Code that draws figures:
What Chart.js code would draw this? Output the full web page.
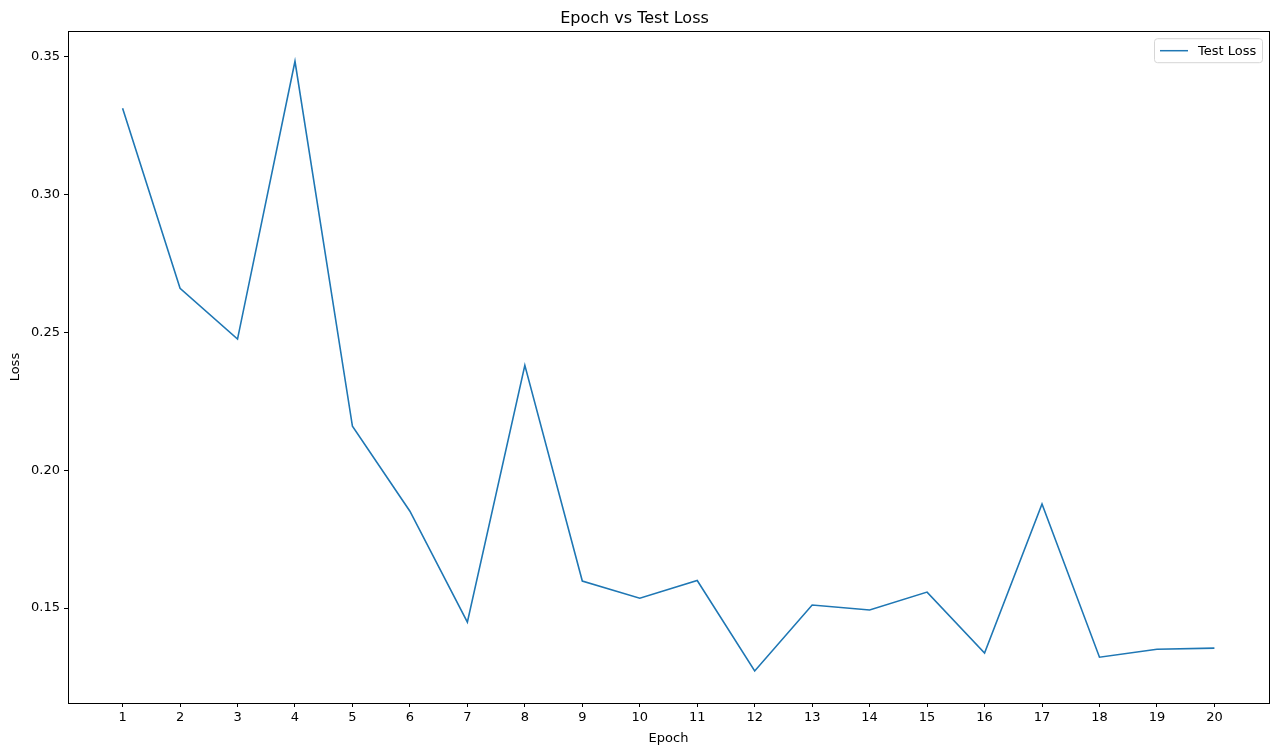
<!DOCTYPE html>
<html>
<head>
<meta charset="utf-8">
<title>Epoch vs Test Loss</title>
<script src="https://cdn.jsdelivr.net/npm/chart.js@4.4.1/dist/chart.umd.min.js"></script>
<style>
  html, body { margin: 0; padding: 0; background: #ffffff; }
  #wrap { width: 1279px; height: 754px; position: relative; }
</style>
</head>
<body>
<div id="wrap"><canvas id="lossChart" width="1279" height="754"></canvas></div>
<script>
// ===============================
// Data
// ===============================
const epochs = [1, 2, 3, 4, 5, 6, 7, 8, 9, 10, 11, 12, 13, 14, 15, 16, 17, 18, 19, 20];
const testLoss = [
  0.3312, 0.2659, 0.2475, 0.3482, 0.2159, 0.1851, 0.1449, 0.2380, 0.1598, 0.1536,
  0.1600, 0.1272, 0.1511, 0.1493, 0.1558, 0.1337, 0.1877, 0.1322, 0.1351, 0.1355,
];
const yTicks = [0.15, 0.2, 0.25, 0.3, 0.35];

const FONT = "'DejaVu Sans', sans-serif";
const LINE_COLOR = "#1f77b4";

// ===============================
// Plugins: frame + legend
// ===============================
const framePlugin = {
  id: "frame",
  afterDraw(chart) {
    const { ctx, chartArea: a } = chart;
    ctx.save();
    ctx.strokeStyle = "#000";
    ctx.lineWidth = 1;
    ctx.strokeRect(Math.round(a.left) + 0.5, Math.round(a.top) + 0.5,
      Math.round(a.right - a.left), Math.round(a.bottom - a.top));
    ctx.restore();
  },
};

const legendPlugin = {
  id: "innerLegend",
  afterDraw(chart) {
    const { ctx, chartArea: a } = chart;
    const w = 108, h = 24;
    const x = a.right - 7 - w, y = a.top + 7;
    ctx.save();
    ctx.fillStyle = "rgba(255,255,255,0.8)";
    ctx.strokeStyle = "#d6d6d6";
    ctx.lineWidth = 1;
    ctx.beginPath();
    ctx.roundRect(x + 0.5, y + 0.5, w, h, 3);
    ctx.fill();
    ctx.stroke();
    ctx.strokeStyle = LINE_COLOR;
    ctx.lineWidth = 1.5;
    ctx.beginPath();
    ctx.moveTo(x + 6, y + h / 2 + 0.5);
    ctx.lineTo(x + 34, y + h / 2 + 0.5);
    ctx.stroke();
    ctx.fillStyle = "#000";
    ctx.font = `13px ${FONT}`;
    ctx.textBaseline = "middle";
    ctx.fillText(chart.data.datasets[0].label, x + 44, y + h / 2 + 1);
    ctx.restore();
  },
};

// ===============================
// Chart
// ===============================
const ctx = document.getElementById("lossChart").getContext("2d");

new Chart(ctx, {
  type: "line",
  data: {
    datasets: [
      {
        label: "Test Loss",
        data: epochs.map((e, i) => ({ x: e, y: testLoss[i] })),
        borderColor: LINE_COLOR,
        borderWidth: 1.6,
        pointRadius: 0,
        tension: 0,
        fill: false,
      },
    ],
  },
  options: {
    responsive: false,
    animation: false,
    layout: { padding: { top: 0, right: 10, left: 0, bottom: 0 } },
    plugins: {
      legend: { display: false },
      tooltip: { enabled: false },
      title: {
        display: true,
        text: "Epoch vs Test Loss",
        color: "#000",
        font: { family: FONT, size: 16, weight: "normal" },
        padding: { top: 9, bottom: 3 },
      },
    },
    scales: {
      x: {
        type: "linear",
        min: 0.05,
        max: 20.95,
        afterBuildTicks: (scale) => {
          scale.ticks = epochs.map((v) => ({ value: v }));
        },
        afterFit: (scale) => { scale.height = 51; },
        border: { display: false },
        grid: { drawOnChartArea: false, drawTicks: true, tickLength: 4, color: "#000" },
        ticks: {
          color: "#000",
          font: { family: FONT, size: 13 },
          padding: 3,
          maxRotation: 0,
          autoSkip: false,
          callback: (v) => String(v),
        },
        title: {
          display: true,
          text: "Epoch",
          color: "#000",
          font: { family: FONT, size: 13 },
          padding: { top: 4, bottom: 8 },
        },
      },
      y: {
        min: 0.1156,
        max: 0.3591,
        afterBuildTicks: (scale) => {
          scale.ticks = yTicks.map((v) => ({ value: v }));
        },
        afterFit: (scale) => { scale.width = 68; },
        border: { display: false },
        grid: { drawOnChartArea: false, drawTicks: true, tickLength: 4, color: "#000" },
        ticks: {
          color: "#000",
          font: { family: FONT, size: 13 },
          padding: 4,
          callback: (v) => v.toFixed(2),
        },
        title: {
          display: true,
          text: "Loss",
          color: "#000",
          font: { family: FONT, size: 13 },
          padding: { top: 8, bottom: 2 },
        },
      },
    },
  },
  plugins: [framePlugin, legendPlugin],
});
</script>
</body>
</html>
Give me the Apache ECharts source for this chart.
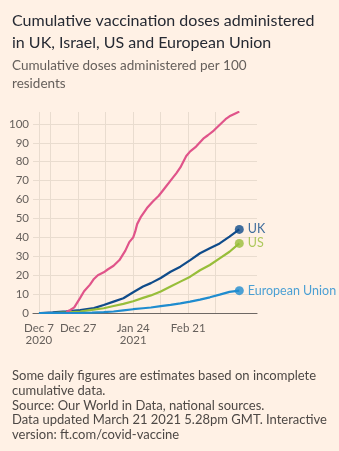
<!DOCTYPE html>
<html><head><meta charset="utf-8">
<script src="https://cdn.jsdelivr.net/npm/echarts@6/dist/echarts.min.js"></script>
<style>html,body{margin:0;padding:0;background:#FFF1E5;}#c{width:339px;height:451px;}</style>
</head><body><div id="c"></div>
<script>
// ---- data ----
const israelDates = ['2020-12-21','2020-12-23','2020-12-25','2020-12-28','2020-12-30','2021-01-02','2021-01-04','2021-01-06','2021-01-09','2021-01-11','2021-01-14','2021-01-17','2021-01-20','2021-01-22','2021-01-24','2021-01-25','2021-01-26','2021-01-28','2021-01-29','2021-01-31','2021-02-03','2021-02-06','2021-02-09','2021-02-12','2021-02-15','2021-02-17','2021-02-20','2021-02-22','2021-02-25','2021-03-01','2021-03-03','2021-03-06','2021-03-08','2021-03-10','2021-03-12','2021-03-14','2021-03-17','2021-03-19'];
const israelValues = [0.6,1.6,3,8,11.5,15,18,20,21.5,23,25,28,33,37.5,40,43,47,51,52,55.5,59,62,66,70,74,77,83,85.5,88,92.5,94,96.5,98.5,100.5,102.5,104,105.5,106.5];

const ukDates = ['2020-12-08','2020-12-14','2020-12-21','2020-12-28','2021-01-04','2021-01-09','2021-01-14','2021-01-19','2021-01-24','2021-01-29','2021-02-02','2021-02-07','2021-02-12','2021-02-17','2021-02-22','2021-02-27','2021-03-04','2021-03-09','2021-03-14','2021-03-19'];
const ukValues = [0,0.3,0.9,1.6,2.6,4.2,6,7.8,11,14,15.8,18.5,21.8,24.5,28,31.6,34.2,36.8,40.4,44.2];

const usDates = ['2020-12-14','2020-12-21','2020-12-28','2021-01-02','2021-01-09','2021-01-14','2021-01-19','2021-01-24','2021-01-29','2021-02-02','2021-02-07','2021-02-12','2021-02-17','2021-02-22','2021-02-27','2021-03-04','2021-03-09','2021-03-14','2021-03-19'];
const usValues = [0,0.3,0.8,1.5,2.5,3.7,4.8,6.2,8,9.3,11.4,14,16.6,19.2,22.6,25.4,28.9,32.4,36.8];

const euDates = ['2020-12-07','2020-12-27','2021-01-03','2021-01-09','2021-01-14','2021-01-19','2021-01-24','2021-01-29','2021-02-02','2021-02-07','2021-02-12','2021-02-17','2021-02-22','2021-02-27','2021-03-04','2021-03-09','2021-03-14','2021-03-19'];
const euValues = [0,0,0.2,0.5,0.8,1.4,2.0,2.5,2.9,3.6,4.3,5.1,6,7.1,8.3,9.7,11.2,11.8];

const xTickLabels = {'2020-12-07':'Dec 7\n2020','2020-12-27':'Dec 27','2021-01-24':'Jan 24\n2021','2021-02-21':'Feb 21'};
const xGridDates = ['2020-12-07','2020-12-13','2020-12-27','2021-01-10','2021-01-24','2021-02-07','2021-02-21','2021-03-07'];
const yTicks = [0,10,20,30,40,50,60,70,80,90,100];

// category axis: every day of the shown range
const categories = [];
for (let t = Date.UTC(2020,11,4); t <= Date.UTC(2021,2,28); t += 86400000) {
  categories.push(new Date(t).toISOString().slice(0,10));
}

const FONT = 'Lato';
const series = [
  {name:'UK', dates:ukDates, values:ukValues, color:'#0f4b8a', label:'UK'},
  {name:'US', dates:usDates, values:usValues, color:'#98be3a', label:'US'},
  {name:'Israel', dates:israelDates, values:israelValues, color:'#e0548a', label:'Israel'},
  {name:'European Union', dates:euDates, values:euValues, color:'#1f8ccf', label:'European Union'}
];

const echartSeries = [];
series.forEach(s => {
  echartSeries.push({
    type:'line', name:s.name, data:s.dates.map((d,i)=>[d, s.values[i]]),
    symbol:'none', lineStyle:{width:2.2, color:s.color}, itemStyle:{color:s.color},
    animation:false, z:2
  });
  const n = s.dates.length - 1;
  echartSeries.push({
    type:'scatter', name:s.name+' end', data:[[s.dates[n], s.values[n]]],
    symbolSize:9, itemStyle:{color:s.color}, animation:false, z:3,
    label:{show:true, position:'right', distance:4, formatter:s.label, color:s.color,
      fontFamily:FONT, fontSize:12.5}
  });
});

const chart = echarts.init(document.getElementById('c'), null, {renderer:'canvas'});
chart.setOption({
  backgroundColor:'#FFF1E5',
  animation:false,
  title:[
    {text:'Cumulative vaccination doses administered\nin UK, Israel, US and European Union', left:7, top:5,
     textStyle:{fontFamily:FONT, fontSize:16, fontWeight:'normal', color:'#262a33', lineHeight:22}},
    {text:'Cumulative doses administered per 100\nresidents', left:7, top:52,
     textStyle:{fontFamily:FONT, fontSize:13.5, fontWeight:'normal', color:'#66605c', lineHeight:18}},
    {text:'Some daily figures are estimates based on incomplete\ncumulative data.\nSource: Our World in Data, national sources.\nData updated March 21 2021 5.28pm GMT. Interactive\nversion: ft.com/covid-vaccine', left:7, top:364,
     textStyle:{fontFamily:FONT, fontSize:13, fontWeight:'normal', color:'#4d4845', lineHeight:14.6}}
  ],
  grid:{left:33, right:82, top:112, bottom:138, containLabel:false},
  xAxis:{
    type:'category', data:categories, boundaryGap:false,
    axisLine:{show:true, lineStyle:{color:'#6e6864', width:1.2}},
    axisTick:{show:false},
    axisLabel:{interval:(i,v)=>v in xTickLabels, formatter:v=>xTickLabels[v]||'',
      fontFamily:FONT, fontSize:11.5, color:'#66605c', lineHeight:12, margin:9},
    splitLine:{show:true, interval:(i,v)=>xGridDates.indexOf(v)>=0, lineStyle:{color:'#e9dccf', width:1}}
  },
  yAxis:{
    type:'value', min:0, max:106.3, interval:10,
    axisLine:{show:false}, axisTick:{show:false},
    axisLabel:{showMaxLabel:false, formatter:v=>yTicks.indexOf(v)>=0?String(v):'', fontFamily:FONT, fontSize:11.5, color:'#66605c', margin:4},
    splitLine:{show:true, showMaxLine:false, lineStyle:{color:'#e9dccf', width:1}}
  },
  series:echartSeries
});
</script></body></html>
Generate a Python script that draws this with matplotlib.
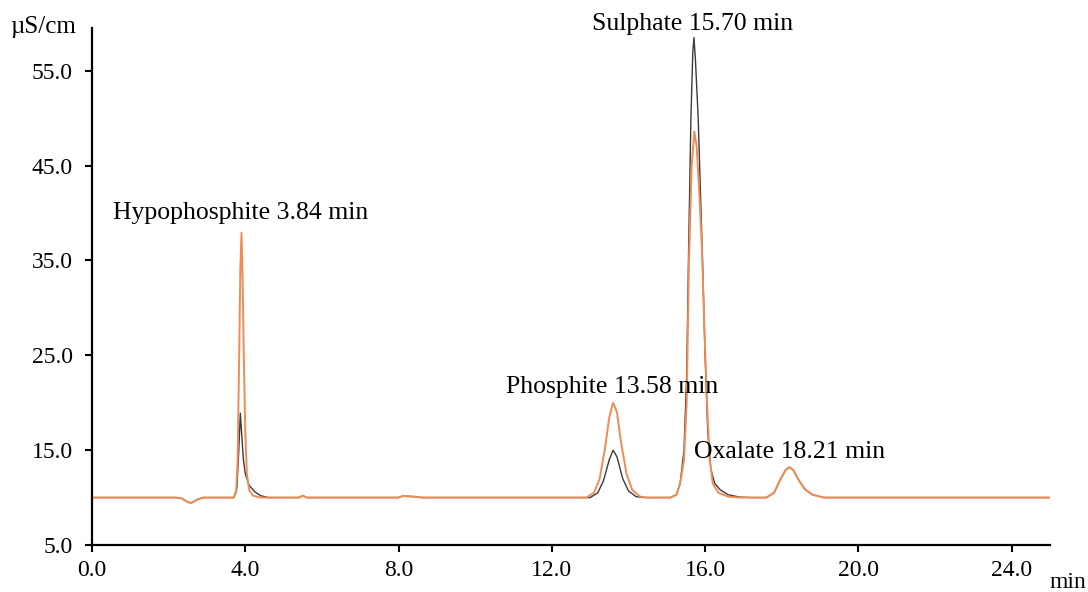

* _Given task_
Write out again, exactly, the lines from the start of the listing up to the line containing "const yTicks = [0.15, 0.2, 0.25, 0.3, 0.35];", with both ends and without pictures.

* _Exercise answer_
What Chart.js code would draw this? Output the full web page.
<!DOCTYPE html>
<html>
<head>
<meta charset="utf-8">
<title>Epoch vs Test Loss</title>
<script src="https://cdn.jsdelivr.net/npm/chart.js@4.4.1/dist/chart.umd.min.js"></script>
<style>
  html, body { margin: 0; padding: 0; background: #ffffff; }
  #wrap { width: 1279px; height: 754px; position: relative; }
</style>
</head>
<body>
<div id="wrap"><canvas id="lossChart" width="1279" height="754"></canvas></div>
<script>
// ===============================
// Data
// ===============================
const epochs = [1, 2, 3, 4, 5, 6, 7, 8, 9, 10, 11, 12, 13, 14, 15, 16, 17, 18, 19, 20];
const testLoss = [
  0.3312, 0.2659, 0.2475, 0.3482, 0.2159, 0.1851, 0.1449, 0.2380, 0.1598, 0.1536,
  0.1600, 0.1272, 0.1511, 0.1493, 0.1558, 0.1337, 0.1877, 0.1322, 0.1351, 0.1355,
];
const yTicks = [0.15, 0.2, 0.25, 0.3, 0.35];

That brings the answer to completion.